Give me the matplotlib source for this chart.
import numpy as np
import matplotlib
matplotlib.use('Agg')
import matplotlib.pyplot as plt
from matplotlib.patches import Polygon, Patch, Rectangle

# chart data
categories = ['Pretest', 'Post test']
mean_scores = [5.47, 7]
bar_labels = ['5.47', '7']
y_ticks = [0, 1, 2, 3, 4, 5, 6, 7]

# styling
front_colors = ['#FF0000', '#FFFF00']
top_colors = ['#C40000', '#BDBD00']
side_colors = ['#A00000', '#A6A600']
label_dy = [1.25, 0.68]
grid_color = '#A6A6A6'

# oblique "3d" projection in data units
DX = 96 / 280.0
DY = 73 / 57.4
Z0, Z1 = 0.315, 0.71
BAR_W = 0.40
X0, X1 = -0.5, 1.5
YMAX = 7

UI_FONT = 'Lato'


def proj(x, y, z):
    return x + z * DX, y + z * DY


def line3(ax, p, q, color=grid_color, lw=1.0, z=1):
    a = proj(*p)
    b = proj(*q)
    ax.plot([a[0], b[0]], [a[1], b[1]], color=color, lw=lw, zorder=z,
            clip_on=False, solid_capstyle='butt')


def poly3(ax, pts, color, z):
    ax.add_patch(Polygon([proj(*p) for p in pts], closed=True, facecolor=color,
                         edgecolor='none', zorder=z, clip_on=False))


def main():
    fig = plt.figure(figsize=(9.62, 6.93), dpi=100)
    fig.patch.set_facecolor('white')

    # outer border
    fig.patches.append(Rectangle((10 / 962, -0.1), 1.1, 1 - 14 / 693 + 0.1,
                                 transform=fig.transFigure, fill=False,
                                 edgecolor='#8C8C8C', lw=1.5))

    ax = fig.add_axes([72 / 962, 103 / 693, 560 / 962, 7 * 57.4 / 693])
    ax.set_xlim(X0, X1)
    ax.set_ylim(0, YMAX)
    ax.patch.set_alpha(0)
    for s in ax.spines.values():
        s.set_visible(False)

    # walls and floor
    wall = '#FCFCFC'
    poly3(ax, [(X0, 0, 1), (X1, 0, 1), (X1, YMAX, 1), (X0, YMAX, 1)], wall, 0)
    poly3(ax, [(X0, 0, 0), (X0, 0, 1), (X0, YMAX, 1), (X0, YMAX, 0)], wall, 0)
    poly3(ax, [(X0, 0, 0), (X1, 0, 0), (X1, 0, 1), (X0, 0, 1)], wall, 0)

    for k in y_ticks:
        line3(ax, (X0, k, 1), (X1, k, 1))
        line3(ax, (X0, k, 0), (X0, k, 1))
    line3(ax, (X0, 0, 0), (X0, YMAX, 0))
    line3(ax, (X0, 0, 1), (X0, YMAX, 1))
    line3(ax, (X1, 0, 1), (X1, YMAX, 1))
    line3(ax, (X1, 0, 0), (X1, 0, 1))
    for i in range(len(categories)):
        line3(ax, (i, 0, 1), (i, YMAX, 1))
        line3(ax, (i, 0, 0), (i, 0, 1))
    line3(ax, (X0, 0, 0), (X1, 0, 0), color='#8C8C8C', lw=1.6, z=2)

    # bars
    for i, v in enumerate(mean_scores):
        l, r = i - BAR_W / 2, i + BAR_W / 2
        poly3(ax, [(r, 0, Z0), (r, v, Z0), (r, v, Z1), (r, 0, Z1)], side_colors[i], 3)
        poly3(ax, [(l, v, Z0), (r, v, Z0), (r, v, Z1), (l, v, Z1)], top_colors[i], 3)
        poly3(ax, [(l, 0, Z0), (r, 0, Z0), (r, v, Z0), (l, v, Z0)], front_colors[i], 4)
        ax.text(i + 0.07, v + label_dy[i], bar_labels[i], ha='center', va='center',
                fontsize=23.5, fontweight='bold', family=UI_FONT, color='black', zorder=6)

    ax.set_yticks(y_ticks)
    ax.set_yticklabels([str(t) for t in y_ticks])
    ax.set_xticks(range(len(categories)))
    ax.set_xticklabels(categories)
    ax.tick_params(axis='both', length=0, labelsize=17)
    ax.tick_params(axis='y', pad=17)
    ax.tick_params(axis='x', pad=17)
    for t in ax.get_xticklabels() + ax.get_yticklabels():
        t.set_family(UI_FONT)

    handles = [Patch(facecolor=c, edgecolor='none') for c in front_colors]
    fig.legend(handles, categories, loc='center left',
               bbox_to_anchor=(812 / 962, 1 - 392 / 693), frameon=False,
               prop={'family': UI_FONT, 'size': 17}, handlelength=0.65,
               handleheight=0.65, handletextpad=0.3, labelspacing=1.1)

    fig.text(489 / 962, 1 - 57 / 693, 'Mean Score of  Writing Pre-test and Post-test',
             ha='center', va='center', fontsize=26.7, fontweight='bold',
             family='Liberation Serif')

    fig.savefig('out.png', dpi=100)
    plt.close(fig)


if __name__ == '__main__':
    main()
-------
Repeat the whole listing exactly, keeping every line intact.

Give me the matplotlib source for this chart.
import numpy as np
import matplotlib
matplotlib.use('Agg')
import matplotlib.pyplot as plt
from matplotlib.patches import Polygon, Patch, Rectangle

# chart data
categories = ['Pretest', 'Post test']
mean_scores = [5.47, 7]
bar_labels = ['5.47', '7']
y_ticks = [0, 1, 2, 3, 4, 5, 6, 7]

# styling
front_colors = ['#FF0000', '#FFFF00']
top_colors = ['#C40000', '#BDBD00']
side_colors = ['#A00000', '#A6A600']
label_dy = [1.25, 0.68]
grid_color = '#A6A6A6'

# oblique "3d" projection in data units
DX = 96 / 280.0
DY = 73 / 57.4
Z0, Z1 = 0.315, 0.71
BAR_W = 0.40
X0, X1 = -0.5, 1.5
YMAX = 7

UI_FONT = 'Lato'


def proj(x, y, z):
    return x + z * DX, y + z * DY


def line3(ax, p, q, color=grid_color, lw=1.0, z=1):
    a = proj(*p)
    b = proj(*q)
    ax.plot([a[0], b[0]], [a[1], b[1]], color=color, lw=lw, zorder=z,
            clip_on=False, solid_capstyle='butt')


def poly3(ax, pts, color, z):
    ax.add_patch(Polygon([proj(*p) for p in pts], closed=True, facecolor=color,
                         edgecolor='none', zorder=z, clip_on=False))


def main():
    fig = plt.figure(figsize=(9.62, 6.93), dpi=100)
    fig.patch.set_facecolor('white')

    # outer border
    fig.patches.append(Rectangle((10 / 962, -0.1), 1.1, 1 - 14 / 693 + 0.1,
                                 transform=fig.transFigure, fill=False,
                                 edgecolor='#8C8C8C', lw=1.5))

    ax = fig.add_axes([72 / 962, 103 / 693, 560 / 962, 7 * 57.4 / 693])
    ax.set_xlim(X0, X1)
    ax.set_ylim(0, YMAX)
    ax.patch.set_alpha(0)
    for s in ax.spines.values():
        s.set_visible(False)

    # walls and floor
    wall = '#FCFCFC'
    poly3(ax, [(X0, 0, 1), (X1, 0, 1), (X1, YMAX, 1), (X0, YMAX, 1)], wall, 0)
    poly3(ax, [(X0, 0, 0), (X0, 0, 1), (X0, YMAX, 1), (X0, YMAX, 0)], wall, 0)
    poly3(ax, [(X0, 0, 0), (X1, 0, 0), (X1, 0, 1), (X0, 0, 1)], wall, 0)

    for k in y_ticks:
        line3(ax, (X0, k, 1), (X1, k, 1))
        line3(ax, (X0, k, 0), (X0, k, 1))
    line3(ax, (X0, 0, 0), (X0, YMAX, 0))
    line3(ax, (X0, 0, 1), (X0, YMAX, 1))
    line3(ax, (X1, 0, 1), (X1, YMAX, 1))
    line3(ax, (X1, 0, 0), (X1, 0, 1))
    for i in range(len(categories)):
        line3(ax, (i, 0, 1), (i, YMAX, 1))
        line3(ax, (i, 0, 0), (i, 0, 1))
    line3(ax, (X0, 0, 0), (X1, 0, 0), color='#8C8C8C', lw=1.6, z=2)

    # bars
    for i, v in enumerate(mean_scores):
        l, r = i - BAR_W / 2, i + BAR_W / 2
        poly3(ax, [(r, 0, Z0), (r, v, Z0), (r, v, Z1), (r, 0, Z1)], side_colors[i], 3)
        poly3(ax, [(l, v, Z0), (r, v, Z0), (r, v, Z1), (l, v, Z1)], top_colors[i], 3)
        poly3(ax, [(l, 0, Z0), (r, 0, Z0), (r, v, Z0), (l, v, Z0)], front_colors[i], 4)
        ax.text(i + 0.07, v + label_dy[i], bar_labels[i], ha='center', va='center',
                fontsize=23.5, fontweight='bold', family=UI_FONT, color='black', zorder=6)

    ax.set_yticks(y_ticks)
    ax.set_yticklabels([str(t) for t in y_ticks])
    ax.set_xticks(range(len(categories)))
    ax.set_xticklabels(categories)
    ax.tick_params(axis='both', length=0, labelsize=17)
    ax.tick_params(axis='y', pad=17)
    ax.tick_params(axis='x', pad=17)
    for t in ax.get_xticklabels() + ax.get_yticklabels():
        t.set_family(UI_FONT)

    handles = [Patch(facecolor=c, edgecolor='none') for c in front_colors]
    fig.legend(handles, categories, loc='center left',
               bbox_to_anchor=(812 / 962, 1 - 392 / 693), frameon=False,
               prop={'family': UI_FONT, 'size': 17}, handlelength=0.65,
               handleheight=0.65, handletextpad=0.3, labelspacing=1.1)

    fig.text(489 / 962, 1 - 57 / 693, 'Mean Score of  Writing Pre-test and Post-test',
             ha='center', va='center', fontsize=26.7, fontweight='bold',
             family='Liberation Serif')

    fig.savefig('out.png', dpi=100)
    plt.close(fig)


if __name__ == '__main__':
    main()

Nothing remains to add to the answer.